== Problem requirements ==
Go through the listing and set it down exactly, leaving out its pictures.

== Supplied data ==
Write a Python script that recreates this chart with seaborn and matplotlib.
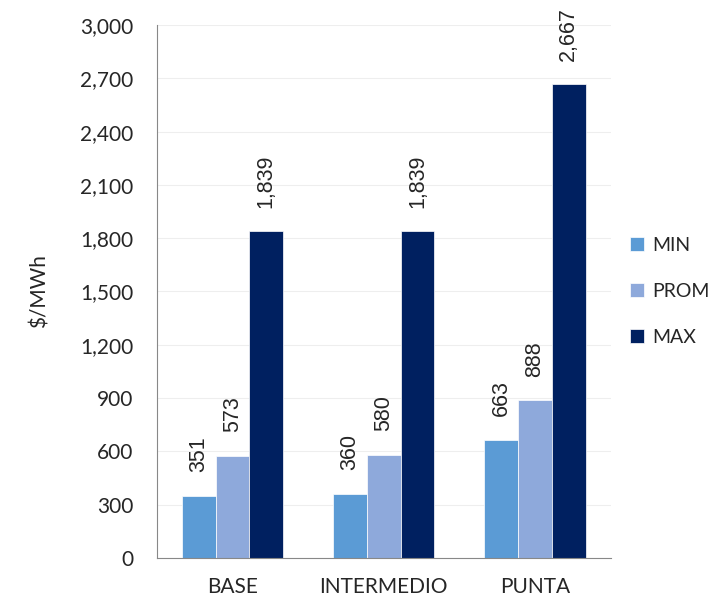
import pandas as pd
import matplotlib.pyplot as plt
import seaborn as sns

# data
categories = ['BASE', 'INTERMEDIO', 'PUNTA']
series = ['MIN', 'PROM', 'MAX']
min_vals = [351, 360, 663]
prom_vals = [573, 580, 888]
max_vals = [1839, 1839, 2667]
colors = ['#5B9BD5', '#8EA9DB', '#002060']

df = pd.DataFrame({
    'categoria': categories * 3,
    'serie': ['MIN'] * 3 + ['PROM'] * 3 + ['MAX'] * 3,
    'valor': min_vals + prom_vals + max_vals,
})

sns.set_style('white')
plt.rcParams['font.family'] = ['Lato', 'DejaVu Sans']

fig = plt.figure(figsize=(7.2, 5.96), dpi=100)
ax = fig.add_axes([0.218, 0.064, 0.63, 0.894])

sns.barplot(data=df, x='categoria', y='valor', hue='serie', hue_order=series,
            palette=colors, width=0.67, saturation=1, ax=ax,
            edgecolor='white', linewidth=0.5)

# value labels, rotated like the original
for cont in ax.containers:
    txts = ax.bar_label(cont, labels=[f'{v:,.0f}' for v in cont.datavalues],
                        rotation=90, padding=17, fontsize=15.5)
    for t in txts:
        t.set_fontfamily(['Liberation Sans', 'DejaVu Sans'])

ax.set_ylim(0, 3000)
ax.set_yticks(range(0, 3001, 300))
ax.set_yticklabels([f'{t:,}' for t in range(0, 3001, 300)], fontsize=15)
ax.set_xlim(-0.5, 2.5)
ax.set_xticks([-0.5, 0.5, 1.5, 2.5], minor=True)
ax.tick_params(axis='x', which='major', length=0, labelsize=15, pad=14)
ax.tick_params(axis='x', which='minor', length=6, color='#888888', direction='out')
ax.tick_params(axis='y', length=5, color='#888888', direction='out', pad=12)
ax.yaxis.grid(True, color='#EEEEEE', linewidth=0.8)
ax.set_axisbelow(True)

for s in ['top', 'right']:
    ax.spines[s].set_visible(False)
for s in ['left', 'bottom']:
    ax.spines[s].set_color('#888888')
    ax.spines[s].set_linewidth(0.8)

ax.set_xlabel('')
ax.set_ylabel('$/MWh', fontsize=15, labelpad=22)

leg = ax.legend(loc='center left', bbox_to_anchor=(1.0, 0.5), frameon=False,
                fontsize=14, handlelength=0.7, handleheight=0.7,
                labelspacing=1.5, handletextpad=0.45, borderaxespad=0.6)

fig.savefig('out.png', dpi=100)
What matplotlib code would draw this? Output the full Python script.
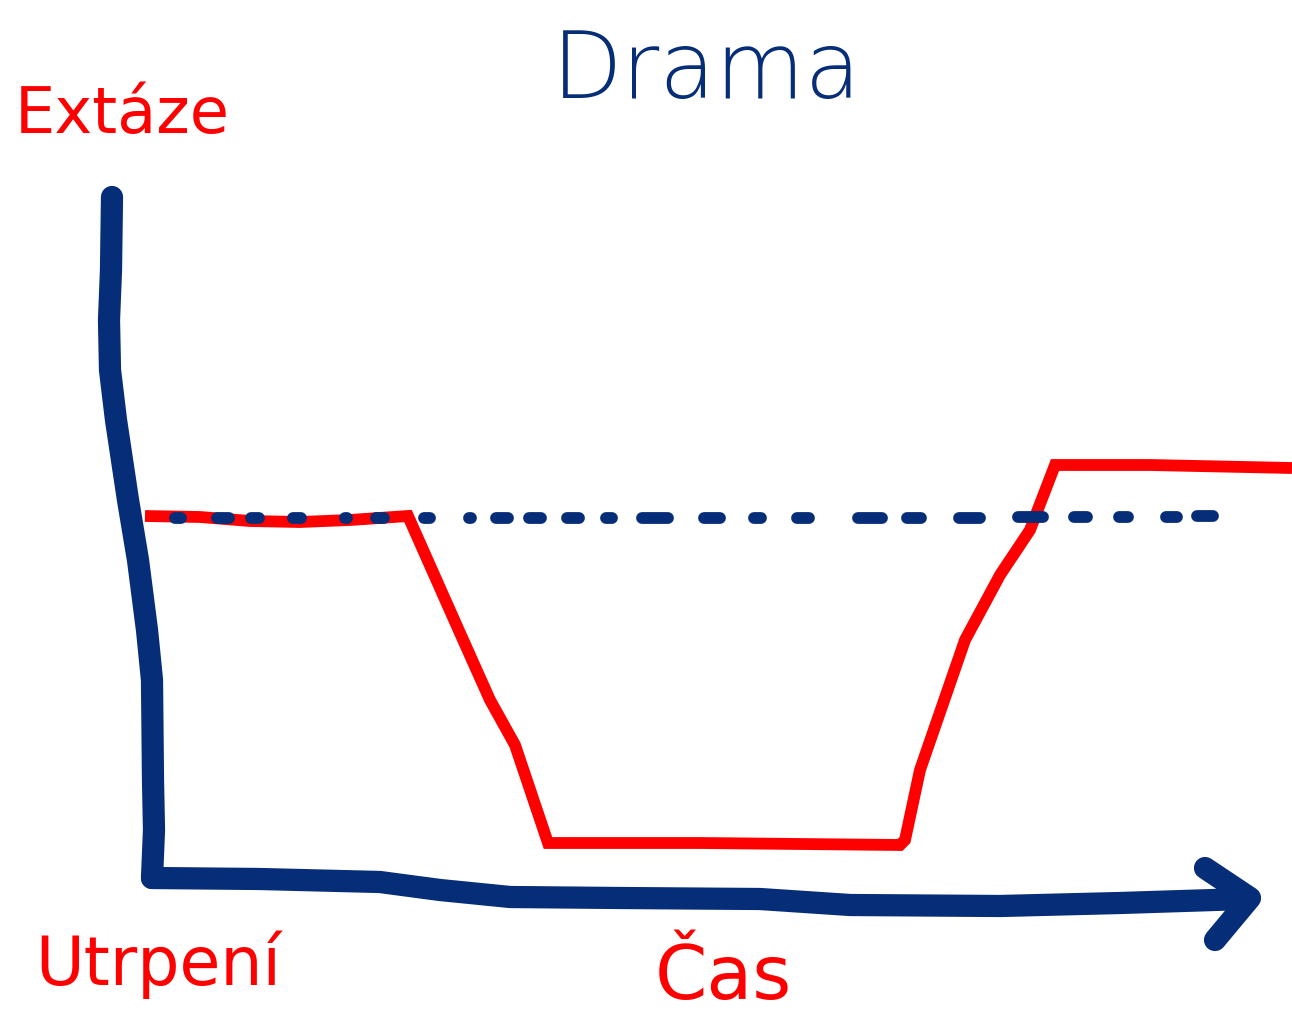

== Exercise answer ==
Write a Python script that recreates this chart with seaborn and matplotlib.
import pandas as pd
import matplotlib.pyplot as plt
import seaborn as sns

# data
categories = ['BASE', 'INTERMEDIO', 'PUNTA']
series = ['MIN', 'PROM', 'MAX']
min_vals = [351, 360, 663]
prom_vals = [573, 580, 888]
max_vals = [1839, 1839, 2667]
colors = ['#5B9BD5', '#8EA9DB', '#002060']

df = pd.DataFrame({
    'categoria': categories * 3,
    'serie': ['MIN'] * 3 + ['PROM'] * 3 + ['MAX'] * 3,
    'valor': min_vals + prom_vals + max_vals,
})

sns.set_style('white')
plt.rcParams['font.family'] = ['Lato', 'DejaVu Sans']

fig = plt.figure(figsize=(7.2, 5.96), dpi=100)
ax = fig.add_axes([0.218, 0.064, 0.63, 0.894])

sns.barplot(data=df, x='categoria', y='valor', hue='serie', hue_order=series,
            palette=colors, width=0.67, saturation=1, ax=ax,
            edgecolor='white', linewidth=0.5)

# value labels, rotated like the original
for cont in ax.containers:
    txts = ax.bar_label(cont, labels=[f'{v:,.0f}' for v in cont.datavalues],
                        rotation=90, padding=17, fontsize=15.5)
    for t in txts:
        t.set_fontfamily(['Liberation Sans', 'DejaVu Sans'])

ax.set_ylim(0, 3000)
ax.set_yticks(range(0, 3001, 300))
ax.set_yticklabels([f'{t:,}' for t in range(0, 3001, 300)], fontsize=15)
ax.set_xlim(-0.5, 2.5)
ax.set_xticks([-0.5, 0.5, 1.5, 2.5], minor=True)
ax.tick_params(axis='x', which='major', length=0, labelsize=15, pad=14)
ax.tick_params(axis='x', which='minor', length=6, color='#888888', direction='out')
ax.tick_params(axis='y', length=5, color='#888888', direction='out', pad=12)
ax.yaxis.grid(True, color='#EEEEEE', linewidth=0.8)
ax.set_axisbelow(True)

for s in ['top', 'right']:
    ax.spines[s].set_visible(False)
for s in ['left', 'bottom']:
    ax.spines[s].set_color('#888888')
    ax.spines[s].set_linewidth(0.8)

ax.set_xlabel('')
ax.set_ylabel('$/MWh', fontsize=15, labelpad=22)

leg = ax.legend(loc='center left', bbox_to_anchor=(1.0, 0.5), frameon=False,
                fontsize=14, handlelength=0.7, handleheight=0.7,
                labelspacing=1.5, handletextpad=0.45, borderaxespad=0.6)

fig.savefig('out.png', dpi=100)
What matplotlib code would draw this? Output the full Python script.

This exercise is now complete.